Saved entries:
__________
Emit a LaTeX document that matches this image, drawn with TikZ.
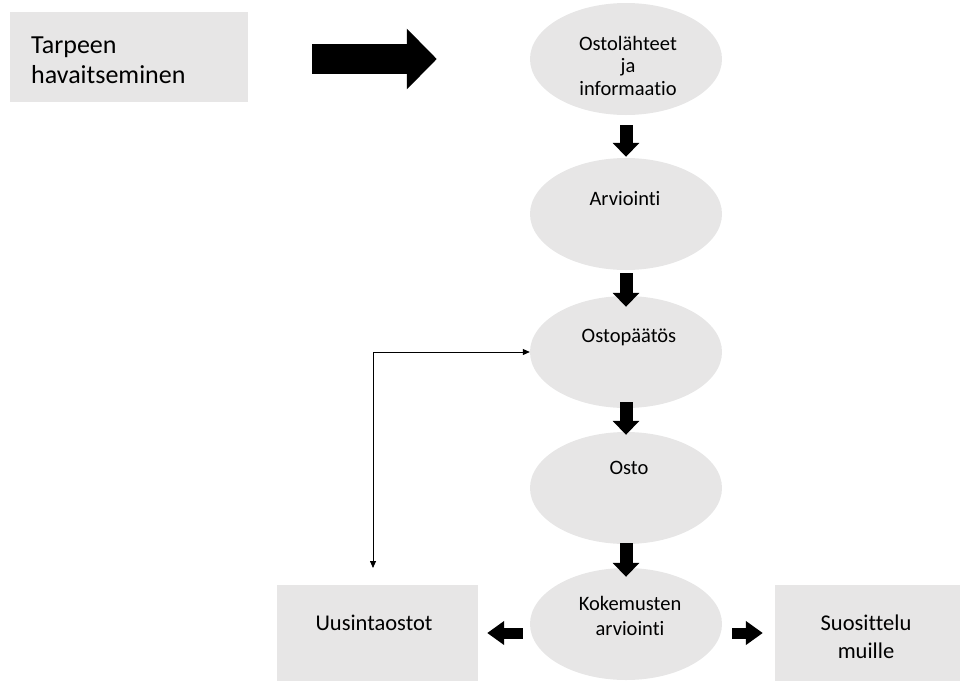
\documentclass[tikz,border=0pt]{standalone}
\usepackage{fontspec}
\setmainfont{Carlito}[Ligatures=NoCommon]
\usetikzlibrary{arrows.meta,calc,shapes.geometric}
\definecolor{boxgray}{HTML}{E7E6E6}
\begin{document}
\begin{tikzpicture}[x=1pt,y=-1pt,
  greybox/.style={fill=boxgray,draw=none,rectangle,inner sep=0pt},
  stage/.style={fill=boxgray,draw=none,ellipse,inner sep=0pt,
    minimum width=192pt,minimum height=112pt},
  stagetext/.style={inner sep=0pt,anchor=base,align=center,
    font=\fontsize{20.5}{22.5}\selectfont},
  boxtext/.style={inner sep=0pt,anchor=base,align=center,
    font=\fontsize{22.5}{28}\selectfont},
  downarrow/.style={line width=13pt,-{Triangle[width=26pt,length=14pt]}},
  sidearrow/.style={line width=11pt,-{Triangle[width=23pt,length=17pt]}},
  bigarrow/.style={line width=30pt,-{Triangle[width=59pt,length=30pt]}},
  loopline/.style={line width=0.8pt,
    {Triangle[width=6pt,length=7pt]}-{Triangle[width=6pt,length=7pt]}}
]
\useasboundingbox (0,0) rectangle (966,681);

% boxes
\node[greybox,minimum width=238pt,minimum height=90pt] (tarp) at (129,57) {};
\node[greybox,minimum width=201pt,minimum height=96pt] (uus) at (377.5,633) {};
\node[greybox,minimum width=185pt,minimum height=96pt] (suo) at (867.5,633) {};

% stages of the buying process
\node[stage] (e1) at (626,59) {};
\node[stage] (e2) at (626,214) {};
\node[stage] (e3) at (626,352) {};
\node[stage] (e4) at (626,488) {};
\node[stage] (e5) at (626,624) {};

% labels (a multi-line node's base is its last line)
\node[inner sep=0pt,anchor=base west,align=left,
  font=\fontsize{26}{30}\selectfont] (tarptxt) at (31,83) {Tarpeen\\havaitseminen};
\node[stagetext] (t1) at (628,95) {Ostolähteet\\ja\\informaatio};
\node[stagetext] (t2) at (625,205) {Arviointi};
\node[stagetext] (t3) at (629,342) {Ostopäätös};
\node[stagetext] (t4) at (629,474) {Osto};
\node[stagetext,font=\fontsize{20.5}{25}\selectfont] (t5) at (630,635) {Kokemusten\\arviointi};
\node[boxtext] (uustxt) at (374,630) {Uusintaostot};
\node[boxtext] (suotxt) at (866,658) {Suosittelu\\muille};

% block arrows
\draw[bigarrow,shorten <=64pt,shorten >=93pt] (tarp.east |- e1.west) -- (e1.west);
\draw[downarrow,shorten <=10pt,shorten >=1pt] (e1.south) -- (e2.north);
\draw[downarrow,shorten <=3pt,shorten >=-11pt] (e2.south) -- (e3.north);
\draw[downarrow,shorten <=-6pt,shorten >=-3pt] (e3.south) -- (e4.north);
\draw[downarrow,shorten <=-1pt,shorten >=-9pt] (e4.south) -- (e5.north);
\draw[sidearrow,shorten <=7pt,shorten >=9pt] (e5.west |- uus.east) -- (uus.east);
\draw[sidearrow,shorten <=10pt,shorten >=12pt] (e5.east |- suo.west) -- (suo.west);

% repeat-purchase loop
\coordinate (rep) at (373,568);
\draw[loopline] (rep) |- (e3.west);
\end{tikzpicture}
\end{document}
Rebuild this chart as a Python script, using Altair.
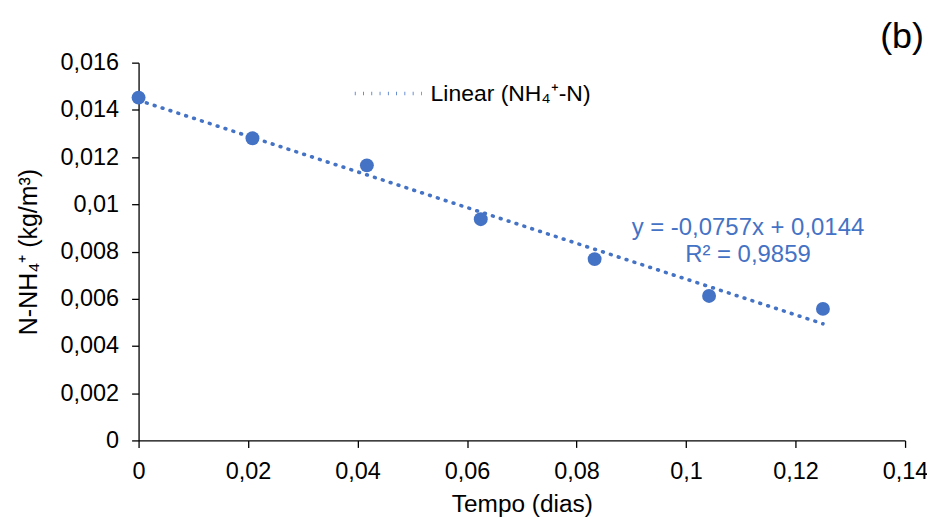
import altair as alt
import pandas as pd

# Data
tempo = [0.0, 0.0208, 0.0417, 0.0625, 0.0833, 0.1042, 0.125]
nh4 = [0.01452, 0.0128, 0.01165, 0.00937, 0.00768, 0.00612, 0.00557]
serie = "Linear (NH\u2084\u207a-N)"
eq_lines = ["y = -0,0757x + 0,0144", "R\u00b2 = 0,9859"]
eq_pos = [0.1113, 0.0090]
x_ticks = [0, 0.02, 0.04, 0.06, 0.08, 0.1, 0.12, 0.14]
y_ticks = [0, 0.002, 0.004, 0.006, 0.008, 0.01, 0.012, 0.014, 0.016]

BLUE = "#4472C4"
FONT = "Liberation Sans"
DASH = [0.8, 7.5]

df = pd.DataFrame({"x": tempo, "y": nh4})
lab = "replace(format(datum.value, '.4~f'), '.', ',')"

xs = alt.Scale(domain=[0, 0.14], nice=False)
ys = alt.Scale(domain=[0, 0.016], nice=False)

xax = alt.Axis(values=x_ticks, labelExpr=lab, labelFlush=False, labelOverlap=False,
               grid=False, domainColor="black", tickColor="black", tickSize=7,
               domainWidth=1.3, tickWidth=1.3,
               labelFont=FONT, labelFontSize=23.5, labelColor="black", labelPadding=12,
               title="Tempo (dias)", titleFont=FONT, titleFontSize=24.5,
               titleFontWeight="normal", titleColor="black", titlePadding=10)
yax = alt.Axis(values=y_ticks, labelExpr=lab, labelFlush=False, labelOverlap=False,
               grid=False, domainColor="black", tickColor="black", tickSize=7,
               domainWidth=1.3, tickWidth=1.3,
               labelFont=FONT, labelFontSize=23.5, labelColor="black", labelPadding=13,
               title="N-NH\u2084\u207a (kg/m\u00b3)", titleFont=FONT, titleFontSize=25,
               titleFontWeight="normal", titleColor="black", titlePadding=19)

base = alt.Chart(df)

trend = base.transform_regression("x", "y", extent=[0, 0.125]).mark_line(
    strokeDash=DASH, strokeWidth=3.6, strokeCap="round"
).encode(
    x=alt.X("x:Q", scale=xs, axis=xax),
    y=alt.Y("y:Q", scale=ys, axis=yax),
    color=alt.Color("s:N", scale=alt.Scale(range=[BLUE]),
                    legend=alt.Legend(title=None, orient="none", legendX=215, legendY=-4.5,
                                      symbolType="stroke", symbolSize=4500,
                                      symbolStrokeWidth=3.6, symbolDash=DASH,
                                      labelFont=FONT, labelFontSize=23, labelColor="black",
                                      labelOffset=7, labelLimit=0)),
).transform_calculate(s=f"'{serie}'")

points = base.mark_circle(size=195, opacity=1, color=BLUE).encode(
    x=alt.X("x:Q", scale=xs), y=alt.Y("y:Q", scale=ys)
)

eq = alt.Chart(pd.DataFrame({"x": [eq_pos[0]], "y": [eq_pos[1]], "t": [eq_lines]})).mark_text(
    font=FONT, fontSize=24, color=BLUE, align="center", baseline="middle", lineHeight=27
).encode(x=alt.X("x:Q", scale=xs), y=alt.Y("y:Q", scale=ys), text="t")

tag = alt.Chart(pd.DataFrame({"t": ["(b)"]})).mark_text(
    font=FONT, fontSize=36, color="black", align="center", baseline="middle"
).encode(x=alt.value(766), y=alt.value(-26), text="t")

chart = alt.layer(trend, points, eq, tag).properties(
    width=769, height=379,
    autosize=alt.AutoSizeParams(type="none"),
    padding={"left": 131, "top": 54, "right": 22, "bottom": 76},
    background="white",
).configure_view(stroke=None)

chart.save("out.html", embed_options={"renderer": "svg", "actions": False})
__________
— Direction —
Pick out, from the lines above, every one that contains the string "this".

— Finished exercise —
Emit a LaTeX document that matches this image, drawn with TikZ.
Rebuild this chart as a Python script, using Altair.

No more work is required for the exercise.